Menyangkut kekhawatiran dampak negatif proyek itu Dana menyebutkan, wilayah pembangunan PLTA yang kini tengah berjalan tersebut berada di kawasan hutan Batangtoru yang menjadi habitat Orangutan Tapanuli (Pongo Tapanuliensis) yang juga satu-satunya jenis kera besar di dunia yang endemik pada satu provinsi.
"Bukan hanya Orangutan Tapanuli, kawasan itu juga menjadi habitat bagi banyak satwa liar dan tumbuhan yang dilindungi dan terancam punah seperti harimau sumatera, beruang madu, tapir, kambing hutan, termasuk burung enggang gading dan burung kuau serta berbagai jenis bunga bangkai raflesia," jabarnya.
Menurutnya, pembangunan PLTA Batangtoru yang dikerjakan PT. North Sumatra Hydro Energy (NSHE) disebut-sebut sebagai PLTA terbesar di Pulau Sumatera dengan kapasitas 510 MW meliputi tiga kecamatan yang ada di Tapanuli Selatan mencakup Sipirok, Marancar dan Batangtoru. Sejak dicanangkan 2016 lalu, PLTA yang dibangun itu ditargetkan beroperasi tahun 2021 mendatang.

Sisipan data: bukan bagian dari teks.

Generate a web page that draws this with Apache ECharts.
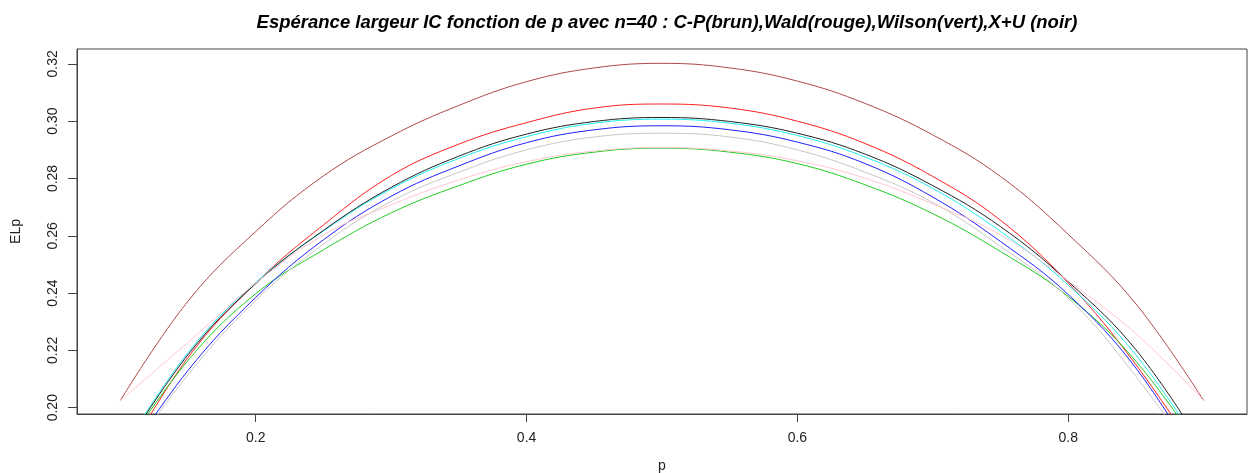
<!DOCTYPE html>
<html>
<head>
<meta charset="utf-8">
<script src="https://cdn.jsdelivr.net/npm/echarts@6/dist/echarts.min.js"></script>
<style>
html,body{margin:0;padding:0;background:#fff;}
#chart{width:1252px;height:473px;}
</style>
</head>
<body>
<div id="chart"></div>
<script>
var titleText = "Espérance largeur IC fonction de p avec n=40 : C-P(brun),Wald(rouge),Wilson(vert),X+U (noir)";
var pVals = [0.10,0.15,0.20,0.25,0.30,0.35,0.40,0.45,0.50,0.55,0.60,0.65,0.70,0.75,0.80,0.85,0.90];
var xTicks = [0.2,0.4,0.6,0.8];
var yTicks = [0.20,0.22,0.24,0.26,0.28,0.30,0.32];

var brown = [0.2025,0.2372,0.2615,0.2809,0.2948,0.3055,0.3138,0.3186,0.3202,0.3186,0.3140,0.3062,0.2952,0.2807,0.2605,0.2362,0.2025];
var red   = [0.1795,0.2175,0.2435,0.2638,0.2810,0.2920,0.2995,0.3046,0.3060,0.3046,0.3000,0.2922,0.2807,0.2654,0.2435,0.2150,0.1805];
var green = [0.1835,0.2165,0.2398,0.2551,0.2680,0.2775,0.2850,0.2892,0.2906,0.2892,0.2852,0.2778,0.2677,0.2545,0.2388,0.2162,0.1840];
var blue  = [0.1795,0.2130,0.2385,0.2586,0.2738,0.2844,0.2925,0.2970,0.2984,0.2970,0.2927,0.2852,0.2735,0.2580,0.2395,0.2138,0.1775];
var grey  = [0.1790,0.2115,0.2375,0.2571,0.2720,0.2822,0.2900,0.2945,0.2958,0.2945,0.2900,0.2822,0.2716,0.2563,0.2383,0.2109,0.1780];
var cyan  = [0.1840,0.2192,0.2437,0.2617,0.2764,0.2870,0.2946,0.2993,0.3007,0.2993,0.2950,0.2875,0.2765,0.2615,0.2428,0.2184,0.1845];
var black = [0.1835,0.2185,0.2433,0.2619,0.2769,0.2878,0.2955,0.2999,0.3013,0.2999,0.2958,0.2885,0.2775,0.2632,0.2440,0.2202,0.1860];
var pink  = [0.2025,0.2228,0.2435,0.2603,0.2708,0.2795,0.2859,0.2896,0.2908,0.2896,0.2862,0.2801,0.2711,0.2603,0.2442,0.2258,0.2025];

var seriesDefs = [
  {name:'brown', data:brown, color:'#B04A4A'},
  {name:'red',   data:red,   color:'#FF2020'},
  {name:'green', data:green, color:'#22CC22'},
  {name:'blue',  data:blue,  color:'#2020FF'},
  {name:'grey',  data:grey,  color:'#C8C8C8'},
  {name:'cyan',  data:cyan,  color:'#20F0F0'},
  {name:'black', data:black, color:'#222222'},
  {name:'pink',  data:pink,  color:'#FFC8D0'}
];

var chart = echarts.init(document.getElementById('chart'), null, {renderer:'canvas'});
var labelFont = {fontFamily:'Liberation Sans, Arial, sans-serif', fontSize:14, color:'#222'};
chart.setOption({
  animation:false,
  backgroundColor:'#fff',
  title:{
    text:titleText, left:662, top:8, textAlign:'center',
    textStyle:{fontFamily:'Liberation Sans, Arial, sans-serif', fontSize:18.5, fontWeight:'bold', fontStyle:'italic', color:'#000'}
  },
  grid:{left:77, right:5, top:49, bottom:59, outerBoundsMode:'none', containLabel:false, show:true, borderColor:'#444', borderWidth:1, backgroundColor:'transparent'},
  xAxis:{
    type:'value', min:0.068, max:0.932,
    name:'p', nameLocation:'middle', nameGap:45,
    nameTextStyle:labelFont,
    axisLine:{show:true, onZero:false, lineStyle:{color:'#444'}},
    axisTick:{show:true, length:8, customValues:xTicks, lineStyle:{color:'#444'}},
    axisLabel:Object.assign({customValues:xTicks, margin:17, formatter:function(v){return v.toFixed(1);}}, labelFont),
    splitLine:{show:false}
  },
  yAxis:{
    type:'value', min:0.1978, max:0.3252,
    name:'ELp', nameLocation:'middle', nameGap:54, nameRotate:90,
    nameTextStyle:labelFont,
    axisLine:{show:true, onZero:false, lineStyle:{color:'#444'}},
    axisTick:{show:true, length:9, customValues:yTicks, lineStyle:{color:'#444'}},
    axisLabel:Object.assign({customValues:yTicks, rotate:90, margin:17, formatter:function(v){return v.toFixed(2);}}, labelFont),
    splitLine:{show:false}
  },
  series: seriesDefs.map(function(s){
    return {
      type:'line', name:s.name, smooth:0.4, symbol:'none', clip:true,
      lineStyle:{color:s.color, width:1},
      data: pVals.map(function(p,i){return [p, s.data[i]];})
    };
  })
});
</script>
</body>
</html>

"Klaim 'kapasitas 510 MW' pada dasarnya sudah merupakan salah satu tanda tanya, karena kapasitas tersebut hanya tercapai selama 6 jam setiap hari. Proyek ini didesain untuk menyuplai listrik pada saat beban tinggi dari jam 18.00 WIB sampai dengan jam 24.00 WIB. Maka aliran sungai yang ada akan disimpan selama 18 jam dan kemudian dilepaskan untuk menghasilkan listrik selama 6 jam. Bayangkan, sungai menjadi kering selama 18 jam dan banjir selama 6 jam," pungkasnya.
Ditambahkan Dana, secara geografis Batangtoru terletak di pinggir Sesar Besar Sumatera (Great Sumatran Fault) dan di salah satu lokasi di daratan Sumatera yang paling rawan gempa bumi. Terlebih pemecahan bendungan akibat gempa akan berakibat fatal bagi masyarakat yang bermukim di hilir.
"Proyek PLTA ini juga akan sangat berdampak sosial dan ekonomi kepada masyarakat yang tinggal di wilayah hilir bendungan, sawah yang di pinggir sungai tidak akan bisa digarap lagi. Masyarakat yang selama ini mengelola hutan dan DAS secara lestari sebagai sumber penghidupan tentu bingung akan beralih ke mana," terangnya.
Senada dengan hal tersebut, Surya Adinata salah satu tim kuasa hukum Walhi Sumut juga menilai bahwa izin lingkungan PT. NSHE jelas bertentangan dengan Undang-Undang tentang penerbitan izin lingkungan, asas-asas pemerintahan yang baik dan Undang-Undang Nomor 32 tahun 2009 tentang Pengelolaan dan Perlindungan Lingkungan Hidup serta peraturan-peraturan lainnya.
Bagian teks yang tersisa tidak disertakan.